* What to work on: Please transcribe the data that follows without the pictures, keeping every word the same.

* Data excerpt:
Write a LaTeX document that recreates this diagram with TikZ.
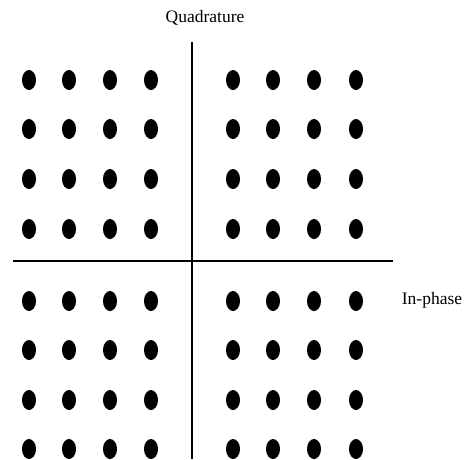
\documentclass[tikz,border=0pt]{standalone}
\usepackage{fontspec}
\setmainfont{Liberation Serif}
\usetikzlibrary{shapes.geometric}

\begin{document}
\begin{tikzpicture}[x=1pt, y=-1pt,
  sym/.style={ellipse, fill=black, inner sep=0pt, minimum width=14pt, minimum height=20pt},
  axis/.style={line width=1.6pt},
  lbl/.style={font=\fontsize{17.5}{20}\selectfont}]
\useasboundingbox (0, 0) rectangle (469, 459);
% axes
\coordinate (qtop) at (192, 42);
\coordinate (qbot) at (192, 459);
\coordinate (ileft) at (13, 261);
\coordinate (iright) at (393, 261);
\draw[axis] (qtop) -- (qbot);
\draw[axis] (ileft) -- (iright);
% constellation points
\foreach \x/\i in {29/1, 69/2, 110/3, 151/4, 233/5, 273/6, 314/7, 356/8}
  \foreach \y/\j in {80/1, 129/2, 179/3, 229/4, 301/5, 350/6, 400/7, 449/8}
    \node[sym] (s\i\j) at (\x, \y) {};
\node[lbl] (quad) at (205, 18) {Quadrature};
\node[lbl] (inph) at (432, 300) {In-phase};
\end{tikzpicture}
\end{document}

* Solved problem:
Write a LaTeX document that recreates this diagram with TikZ.
\documentclass[tikz,border=0pt]{standalone}
\usepackage{fontspec}
\setmainfont{Liberation Serif}
\usetikzlibrary{shapes.geometric}

\begin{document}
\begin{tikzpicture}[x=1pt, y=-1pt,
  sym/.style={ellipse, fill=black, inner sep=0pt, minimum width=14pt, minimum height=20pt},
  axis/.style={line width=1.6pt},
  lbl/.style={font=\fontsize{17.5}{20}\selectfont}]
\useasboundingbox (0, 0) rectangle (469, 459);
% axes
\coordinate (qtop) at (192, 42);
\coordinate (qbot) at (192, 459);
\coordinate (ileft) at (13, 261);
\coordinate (iright) at (393, 261);
\draw[axis] (qtop) -- (qbot);
\draw[axis] (ileft) -- (iright);
% constellation points
\foreach \x/\i in {29/1, 69/2, 110/3, 151/4, 233/5, 273/6, 314/7, 356/8}
  \foreach \y/\j in {80/1, 129/2, 179/3, 229/4, 301/5, 350/6, 400/7, 449/8}
    \node[sym] (s\i\j) at (\x, \y) {};
\node[lbl] (quad) at (205, 18) {Quadrature};
\node[lbl] (inph) at (432, 300) {In-phase};
\end{tikzpicture}
\end{document}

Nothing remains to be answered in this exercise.